Task details: Repeat the material verbatim. Images are excluded from the copy.

Information shown:
— begin —

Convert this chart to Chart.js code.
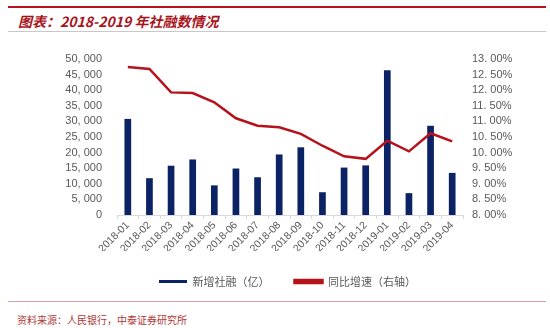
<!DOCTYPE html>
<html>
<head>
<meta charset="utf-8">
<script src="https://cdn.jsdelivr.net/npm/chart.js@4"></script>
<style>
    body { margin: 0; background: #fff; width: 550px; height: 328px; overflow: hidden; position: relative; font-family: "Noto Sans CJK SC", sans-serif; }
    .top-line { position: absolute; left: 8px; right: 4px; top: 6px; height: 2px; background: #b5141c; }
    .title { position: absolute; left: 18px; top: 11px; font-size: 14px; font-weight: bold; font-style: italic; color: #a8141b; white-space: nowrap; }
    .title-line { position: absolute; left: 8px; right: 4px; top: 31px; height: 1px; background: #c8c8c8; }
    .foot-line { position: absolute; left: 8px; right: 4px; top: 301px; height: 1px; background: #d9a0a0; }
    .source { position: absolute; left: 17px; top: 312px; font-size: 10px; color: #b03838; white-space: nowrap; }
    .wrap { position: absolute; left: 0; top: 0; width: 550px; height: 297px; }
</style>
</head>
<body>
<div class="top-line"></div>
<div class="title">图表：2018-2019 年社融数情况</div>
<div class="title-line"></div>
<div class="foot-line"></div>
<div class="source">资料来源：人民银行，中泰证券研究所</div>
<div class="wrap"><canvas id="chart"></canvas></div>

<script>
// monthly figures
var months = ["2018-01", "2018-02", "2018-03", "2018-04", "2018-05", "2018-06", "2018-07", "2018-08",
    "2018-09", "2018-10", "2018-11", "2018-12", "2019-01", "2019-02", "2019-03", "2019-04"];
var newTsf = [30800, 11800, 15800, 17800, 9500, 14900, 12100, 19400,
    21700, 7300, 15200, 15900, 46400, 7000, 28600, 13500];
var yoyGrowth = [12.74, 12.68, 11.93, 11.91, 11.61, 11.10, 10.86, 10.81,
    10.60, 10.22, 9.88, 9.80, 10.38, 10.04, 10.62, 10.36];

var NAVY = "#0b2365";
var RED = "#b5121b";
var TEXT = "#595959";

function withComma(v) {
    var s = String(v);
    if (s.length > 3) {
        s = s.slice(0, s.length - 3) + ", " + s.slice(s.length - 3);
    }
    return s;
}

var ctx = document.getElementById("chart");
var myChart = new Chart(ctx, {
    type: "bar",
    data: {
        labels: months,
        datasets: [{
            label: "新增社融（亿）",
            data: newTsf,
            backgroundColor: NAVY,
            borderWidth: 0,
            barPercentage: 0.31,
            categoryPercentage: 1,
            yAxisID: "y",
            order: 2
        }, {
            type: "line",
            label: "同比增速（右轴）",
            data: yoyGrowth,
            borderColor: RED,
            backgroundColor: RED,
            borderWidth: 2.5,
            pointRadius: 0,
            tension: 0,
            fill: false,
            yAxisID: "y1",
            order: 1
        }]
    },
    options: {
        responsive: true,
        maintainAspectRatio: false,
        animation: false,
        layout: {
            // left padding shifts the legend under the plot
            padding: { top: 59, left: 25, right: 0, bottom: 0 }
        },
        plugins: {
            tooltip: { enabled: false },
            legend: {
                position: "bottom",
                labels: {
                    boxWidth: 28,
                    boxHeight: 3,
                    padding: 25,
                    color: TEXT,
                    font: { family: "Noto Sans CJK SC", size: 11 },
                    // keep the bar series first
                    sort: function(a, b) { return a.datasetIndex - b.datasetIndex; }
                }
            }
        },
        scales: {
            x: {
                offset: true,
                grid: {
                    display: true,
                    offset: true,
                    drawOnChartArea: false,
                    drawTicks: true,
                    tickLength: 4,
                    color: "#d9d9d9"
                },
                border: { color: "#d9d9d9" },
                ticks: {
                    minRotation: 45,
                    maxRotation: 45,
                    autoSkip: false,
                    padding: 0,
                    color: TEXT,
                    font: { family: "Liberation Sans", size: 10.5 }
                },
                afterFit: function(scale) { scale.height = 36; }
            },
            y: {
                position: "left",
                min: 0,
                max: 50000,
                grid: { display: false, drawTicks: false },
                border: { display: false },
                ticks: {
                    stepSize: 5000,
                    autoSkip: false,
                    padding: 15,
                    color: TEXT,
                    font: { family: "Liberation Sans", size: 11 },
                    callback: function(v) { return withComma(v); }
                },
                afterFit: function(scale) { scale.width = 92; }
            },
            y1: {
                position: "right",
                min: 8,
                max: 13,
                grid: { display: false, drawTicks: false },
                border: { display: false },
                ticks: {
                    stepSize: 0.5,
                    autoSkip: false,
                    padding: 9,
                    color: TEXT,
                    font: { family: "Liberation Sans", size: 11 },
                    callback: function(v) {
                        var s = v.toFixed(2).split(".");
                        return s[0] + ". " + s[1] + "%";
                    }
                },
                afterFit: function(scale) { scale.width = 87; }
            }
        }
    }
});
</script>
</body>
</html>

— end —

Task output:
Convert this chart to Chart.js code.
<!DOCTYPE html>
<html>
<head>
<meta charset="utf-8">
<script src="https://cdn.jsdelivr.net/npm/chart.js@4"></script>
<style>
    body { margin: 0; background: #fff; width: 550px; height: 328px; overflow: hidden; position: relative; font-family: "Noto Sans CJK SC", sans-serif; }
    .top-line { position: absolute; left: 8px; right: 4px; top: 6px; height: 2px; background: #b5141c; }
    .title { position: absolute; left: 18px; top: 11px; font-size: 14px; font-weight: bold; font-style: italic; color: #a8141b; white-space: nowrap; }
    .title-line { position: absolute; left: 8px; right: 4px; top: 31px; height: 1px; background: #c8c8c8; }
    .foot-line { position: absolute; left: 8px; right: 4px; top: 301px; height: 1px; background: #d9a0a0; }
    .source { position: absolute; left: 17px; top: 312px; font-size: 10px; color: #b03838; white-space: nowrap; }
    .wrap { position: absolute; left: 0; top: 0; width: 550px; height: 297px; }
</style>
</head>
<body>
<div class="top-line"></div>
<div class="title">图表：2018-2019 年社融数情况</div>
<div class="title-line"></div>
<div class="foot-line"></div>
<div class="source">资料来源：人民银行，中泰证券研究所</div>
<div class="wrap"><canvas id="chart"></canvas></div>

<script>
// monthly figures
var months = ["2018-01", "2018-02", "2018-03", "2018-04", "2018-05", "2018-06", "2018-07", "2018-08",
    "2018-09", "2018-10", "2018-11", "2018-12", "2019-01", "2019-02", "2019-03", "2019-04"];
var newTsf = [30800, 11800, 15800, 17800, 9500, 14900, 12100, 19400,
    21700, 7300, 15200, 15900, 46400, 7000, 28600, 13500];
var yoyGrowth = [12.74, 12.68, 11.93, 11.91, 11.61, 11.10, 10.86, 10.81,
    10.60, 10.22, 9.88, 9.80, 10.38, 10.04, 10.62, 10.36];

var NAVY = "#0b2365";
var RED = "#b5121b";
var TEXT = "#595959";

function withComma(v) {
    var s = String(v);
    if (s.length > 3) {
        s = s.slice(0, s.length - 3) + ", " + s.slice(s.length - 3);
    }
    return s;
}

var ctx = document.getElementById("chart");
var myChart = new Chart(ctx, {
    type: "bar",
    data: {
        labels: months,
        datasets: [{
            label: "新增社融（亿）",
            data: newTsf,
            backgroundColor: NAVY,
            borderWidth: 0,
            barPercentage: 0.31,
            categoryPercentage: 1,
            yAxisID: "y",
            order: 2
        }, {
            type: "line",
            label: "同比增速（右轴）",
            data: yoyGrowth,
            borderColor: RED,
            backgroundColor: RED,
            borderWidth: 2.5,
            pointRadius: 0,
            tension: 0,
            fill: false,
            yAxisID: "y1",
            order: 1
        }]
    },
    options: {
        responsive: true,
        maintainAspectRatio: false,
        animation: false,
        layout: {
            // left padding shifts the legend under the plot
            padding: { top: 59, left: 25, right: 0, bottom: 0 }
        },
        plugins: {
            tooltip: { enabled: false },
            legend: {
                position: "bottom",
                labels: {
                    boxWidth: 28,
                    boxHeight: 3,
                    padding: 25,
                    color: TEXT,
                    font: { family: "Noto Sans CJK SC", size: 11 },
                    // keep the bar series first
                    sort: function(a, b) { return a.datasetIndex - b.datasetIndex; }
                }
            }
        },
        scales: {
            x: {
                offset: true,
                grid: {
                    display: true,
                    offset: true,
                    drawOnChartArea: false,
                    drawTicks: true,
                    tickLength: 4,
                    color: "#d9d9d9"
                },
                border: { color: "#d9d9d9" },
                ticks: {
                    minRotation: 45,
                    maxRotation: 45,
                    autoSkip: false,
                    padding: 0,
                    color: TEXT,
                    font: { family: "Liberation Sans", size: 10.5 }
                },
                afterFit: function(scale) { scale.height = 36; }
            },
            y: {
                position: "left",
                min: 0,
                max: 50000,
                grid: { display: false, drawTicks: false },
                border: { display: false },
                ticks: {
                    stepSize: 5000,
                    autoSkip: false,
                    padding: 15,
                    color: TEXT,
                    font: { family: "Liberation Sans", size: 11 },
                    callback: function(v) { return withComma(v); }
                },
                afterFit: function(scale) { scale.width = 92; }
            },
            y1: {
                position: "right",
                min: 8,
                max: 13,
                grid: { display: false, drawTicks: false },
                border: { display: false },
                ticks: {
                    stepSize: 0.5,
                    autoSkip: false,
                    padding: 9,
                    color: TEXT,
                    font: { family: "Liberation Sans", size: 11 },
                    callback: function(v) {
                        var s = v.toFixed(2).split(".");
                        return s[0] + ". " + s[1] + "%";
                    }
                },
                afterFit: function(scale) { scale.width = 87; }
            }
        }
    }
});
</script>
</body>
</html>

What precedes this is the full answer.